Health, History, Demography & Development (H2D2)

Hannah Bolder and Marlous van Waijenburg

economics economics
economics
Hannah will be presenting Abandoning Obsolete Technologies in Medicine: Preliminary Evidence.

Abstract: The extent that medical practice relies on evidence varies by specialty. Practices that become popular based on promising case studies are especially susceptible to evidence reversal. Medical reversal occurs when a procedure that is common in clinical practice is shown to be ineffective or even harmful. Failure to quickly abandon reversed practices dampens productivity in the medical sector and results in wasteful spending. I present preliminary evidence about the speed of de-adoption, using the procedures of vertebroplasy and percutaneous coronary interventions as case studies.

Marlous will be presenting The Great Convergence: Skill Accumulation and Mass Education in Africa and Asia, 1870-2010.

Abstract: While human capital has gained prominence in new vintages of growth theory, economists have struggled to find the positive externalities of mass education in developing economies. We shed new light on the economic significance of the global ‘schooling revolution’ by looking at a different indicator of human capital accumulation – the relative price of skilled labor – and placing it in a long-term global perspective.
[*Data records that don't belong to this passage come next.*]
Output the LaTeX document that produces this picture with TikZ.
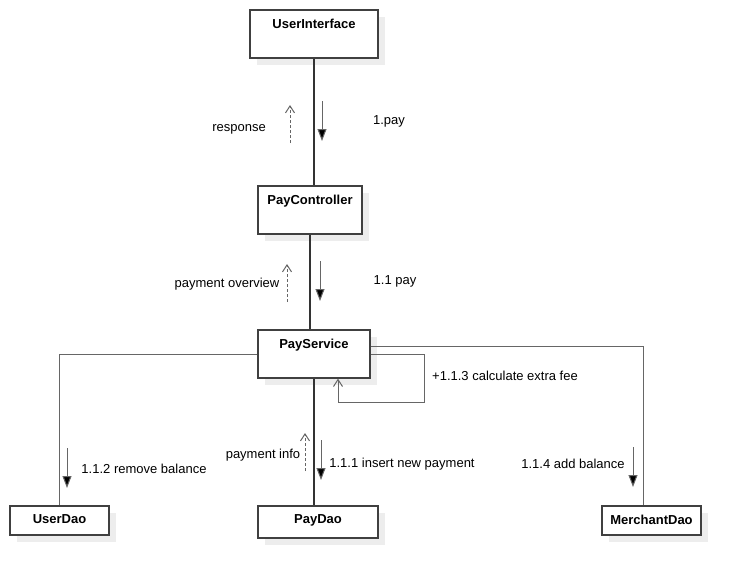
\documentclass[tikz,border=0pt]{standalone}
\usepackage{fontspec}
\setmainfont{Liberation Sans}
\usetikzlibrary{arrows.meta,shadows}
\tikzset{
	cls/.style={draw=black!75, line width=1.2pt, fill=white, inner sep=0pt,
		drop shadow={shadow xshift=7pt, shadow yshift=-7pt, fill=black!7, opacity=1}},
	title/.style={anchor=north, inner sep=0pt, yshift=-9pt, font=\bfseries\fontsize{13}{15}\selectfont},
	txt/.style={font=\fontsize{13}{15}\selectfont, inner sep=1pt, yshift=-2pt},
	link/.style={line width=1.6pt, black!80},
	side/.style={line width=1pt, black!60},
	call/.style={-{Triangle[length=12pt,width=9pt,fill=black]}, line width=1pt, black!60},
	reply/.style={densely dashed, -{Straight Barb[length=7pt,width=9pt]}, line width=1pt, black!60}
}
\begin{document}
\begin{tikzpicture}[x=1pt, y=-1pt]
	\useasboundingbox (0,0) rectangle (741,578);
	\node[cls, minimum width=128pt, minimum height=48pt, label={[title]north:UserInterface}] (ui) at (314,34) {};
	\node[cls, minimum width=104pt, minimum height=48pt, label={[title]north:PayController}] (pc) at (310,210) {};
	\node[cls, minimum width=112pt, minimum height=48pt, label={[title]north:PayService}] (ps) at (314,354) {};
	\node[cls, minimum width=99pt, minimum height=29pt, label={[title]north:UserDao}] (ud) at (59.5,520.5) {};
	\node[cls, minimum width=120pt, minimum height=32pt, label={[title]north:PayDao}] (pd) at (318,522) {};
	\node[cls, minimum width=99pt, minimum height=29pt, label={[title]north:MerchantDao}] (md) at (651.5,520.5) {};

	\draw[link] (ui.south) -- (ui.south |- pc.north);
	\draw[link] (pc.south) -- (pc.south |- ps.north);
	\draw[link] (ps.south) -- (ps.south |- pd.north);
	\draw[side] (ps.west) -| (ud.north);
	\draw[side] ([yshift=8pt]ps.east) -| ([xshift=-8.5pt]md.north);
	\draw[side, -{Straight Barb[length=7pt,width=9pt]}] (ps.east) -- ++(54,0) -- ++(0,48) -| ([xshift=24pt]ps.south);

	\draw[call] (322,101) -- ++(0,40);
	\draw[reply] (290,143) -- ++(0,-38);
	\node[txt] (pay) at (389,119) {1.pay};
	\node[txt] (resp) at (239,127) {response};

	\draw[call] (320,261) -- ++(0,40);
	\draw[reply] (287,302) -- ++(0,-38);
	\node[txt] (pay2) at (395,279) {1.1 pay};
	\node[txt] (over) at (227,282) {payment overview};

	\node[txt] (fee) at (505,374) {+1.1.3 calculate extra fee};

	\draw[call] (67,448) -- ++(0,40);
	\node[txt] (remove) at (144,467) {1.1.2 remove balance};
	\draw[reply] (305,471) -- ++(0,-38);
	\node[txt] (info) at (263,453) {payment info};
	\draw[call] (321,440) -- ++(0,40);
	\node[txt] (insert) at (402,462) {1.1.1 insert new payment};
	\draw[call] (633,447) -- ++(0,40);
	\node[txt] (add) at (573,462) {1.1.4 add balance};
\end{tikzpicture}
\end{document}
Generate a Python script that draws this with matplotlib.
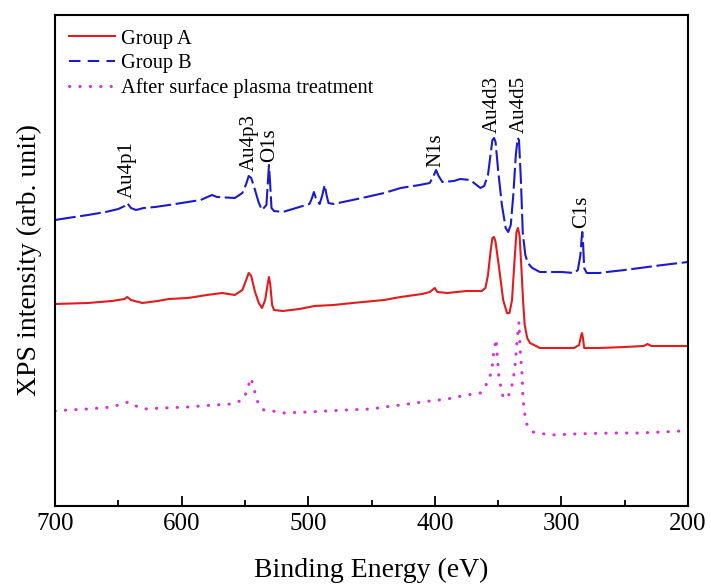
import matplotlib
matplotlib.use("Agg")
import matplotlib.pyplot as plt
from matplotlib.lines import Line2D
from matplotlib.ticker import MultipleLocator

plt.rcParams['font.family'] = ['Liberation Serif', 'DejaVu Serif']

# Group A (red, solid): binding energy (eV) and intensity (arb.)
energy_a = [700, 674, 655, 645, 643, 640, 631, 625, 619, 610, 595, 580, 568, 558,
            552, 549, 547, 545, 542, 539, 536.5, 534, 532, 531, 530, 528.5, 527,
            520, 507, 495, 480, 465, 440, 427, 410, 404, 400, 398, 390, 375, 363,
            360, 358, 356, 354.5, 353.2, 352, 349, 346, 343, 341, 339, 337, 335.5,
            334.3, 333, 331.5, 330.3, 329, 327, 324.8, 317, 300, 290, 286, 284.5,
            283.7, 283, 282, 270, 250, 235, 232, 229, 215, 200]
inten_a = [202, 203, 205, 207, 209, 206, 203, 204, 205, 207, 208, 211, 213, 211,
           216, 226, 233, 230, 214, 203, 198, 206, 222, 229, 222, 201, 196,
           195, 197, 200, 201, 203, 206, 209, 212, 214, 218, 214, 213, 215, 215,
           218, 231, 254, 268, 269, 264, 236, 206, 193, 193, 206, 246, 274,
           278, 270, 236, 206, 181, 168, 163, 158, 158, 158, 161, 170,
           173, 168, 158, 158, 159, 160, 162, 160, 160, 160]

# Group B (blue, dashed)
energy_b = [700, 690, 674, 660, 650, 645, 643, 640, 636, 630, 621, 610, 595, 585,
            576, 572, 558, 552, 549, 547, 545, 542, 539, 536.5, 533, 532, 531, 530,
            529, 527, 520, 507, 499, 497, 495.5, 494, 491, 489, 487, 485.5, 484,
            480, 465, 454, 440, 427, 412, 404, 401, 399, 397, 394, 385, 380, 372,
            364, 361, 358, 356, 354.5, 353.2, 352, 350, 347, 344, 342, 340, 338,
            336, 334.5, 333.5, 332, 330.5, 328.5, 326.5, 323, 317, 300, 290, 287,
            285, 284, 283.5, 283, 282, 280, 270, 264, 250, 238, 220, 200]
inten_b = [286, 288, 291, 294, 297, 300, 303, 298, 296, 298, 299, 301, 304, 306,
           311, 309, 308, 313, 322, 330, 328, 316, 303, 296, 301, 321, 341, 321,
           298, 295, 294, 299, 302, 308, 314, 308, 302, 310, 321, 311, 303,
           302, 306, 309, 313, 318, 321, 323, 330, 336, 330, 324, 325, 327, 326,
           318, 320, 331, 351, 366, 368, 364, 336, 301, 278, 274, 281, 311,
           351, 368, 366, 326, 273, 251, 243, 238, 234, 234, 233, 236,
           251, 268, 274, 266, 238, 233, 233, 234, 236, 238, 241, 244]

# After surface plasma treatment (magenta, dotted)
energy_c = [700, 690, 674, 655, 645, 642, 638, 630, 615, 595, 575, 560, 552, 549,
            547, 545.5, 544, 541, 539, 535, 528, 520, 500, 470, 450, 440, 427, 404,
            390, 375, 364, 358, 354.8, 354, 351.6, 350.5, 349.3, 346.1, 344, 340.5,
            338.2, 336.7, 335.1, 333.5, 332.7, 331.2, 330.3, 328, 322.4, 309, 290,
            260, 240, 220, 205, 200]
inten_c = [95, 96, 97, 99, 103, 104, 101, 97, 98, 99, 101, 102, 106, 113,
           121, 128, 123, 108, 101, 96, 95, 93, 94, 96, 97, 99, 101, 105,
           107, 111, 113, 124, 136, 149, 167, 148, 128, 109, 107, 113,
           126, 139, 164, 184, 159, 133, 106, 83, 74, 71, 72,
           73, 73, 74, 75, 75]

series_labels = ["Group A", "Group B", "After surface plasma treatment"]

peak_names = ["Au4p1", "Au4p3", "O1s", "N1s", "Au4d3", "Au4d5", "C1s"]
peak_energy = [643, 546.8, 530.5, 399, 354.8, 333.5, 283.7]
peak_text_y = [308, 335, 344, 339, 373, 373, 278]

red, blue, magenta = "#e41a1c", "#1a1ad0", "#d92ed9"

fig = plt.figure(figsize=(7.11, 5.87), dpi=100)
ax = fig.add_axes([55 / 711, 81 / 587, 633 / 711, 491 / 587])

ax.plot(energy_a, inten_a, color=red, lw=1.5)
# noisy trace in the original hides most dash gaps on flat parts
ax.plot(energy_b, inten_b, color=blue, lw=1.5, ls=(0, (10, 2.2)))
ax.plot(energy_c, inten_c, color=magenta, lw=2.2, ls=(0, (0.1, 3.3)),
        dash_capstyle="round")

for name, e, yt in zip(peak_names, peak_energy, peak_text_y):
    ax.text(e, yt, name, rotation=90, ha="center", va="bottom", fontsize=15)

ax.set_xlim(700, 200)
ax.set_ylim(0, 491)
ax.set_yticks([])
ax.xaxis.set_major_locator(MultipleLocator(100))
ax.xaxis.set_minor_locator(MultipleLocator(50))
ax.tick_params(axis="x", which="major", direction="in", length=7, width=1.3,
               labelsize=18, pad=5, top=False)
ax.tick_params(axis="x", which="minor", direction="in", length=4.5, width=1.3,
               top=False)
for s in ax.spines.values():
    s.set_linewidth(1.5)

ax.set_xlabel("Binding Energy (eV)", fontsize=20, labelpad=16.5)
ax.set_ylabel("XPS intensity (arb. unit)", fontsize=20, labelpad=9)

handles = [
    Line2D([], [], color=red, lw=1.5),
    Line2D([], [], color=blue, lw=1.5, ls=(0, (5.5, 3.5))),
    Line2D([], [], color=magenta, lw=2.2, ls=(0, (0.1, 3.3)), dash_capstyle="round"),
]
ax.legend(handles, series_labels, loc="upper left", frameon=False, fontsize=14.7,
          handlelength=2.25, handletextpad=0.3, labelspacing=0.25,
          borderaxespad=0.3, borderpad=0.4)

fig.savefig("out.png", dpi=100)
Based on a new wage dataset we constructed for various blue- and white-collar occupations in 50 African and Asian countries between 1870-2010, we reveal that skill-premiums have fallen dramatically everywhere in the course of the 20th century, and that they have now converged with levels that dominated in the West already for centuries. While such a ‘great convergence’ in skill-premiums is not a sufficient condition for Schumpeterian growth by itself, the growing availability of affordable skills is a necessary condition. Our findings therefore shed a more optimistic light on the long-term economic gains of mass education in the global South than standard growth regressions have hitherto done.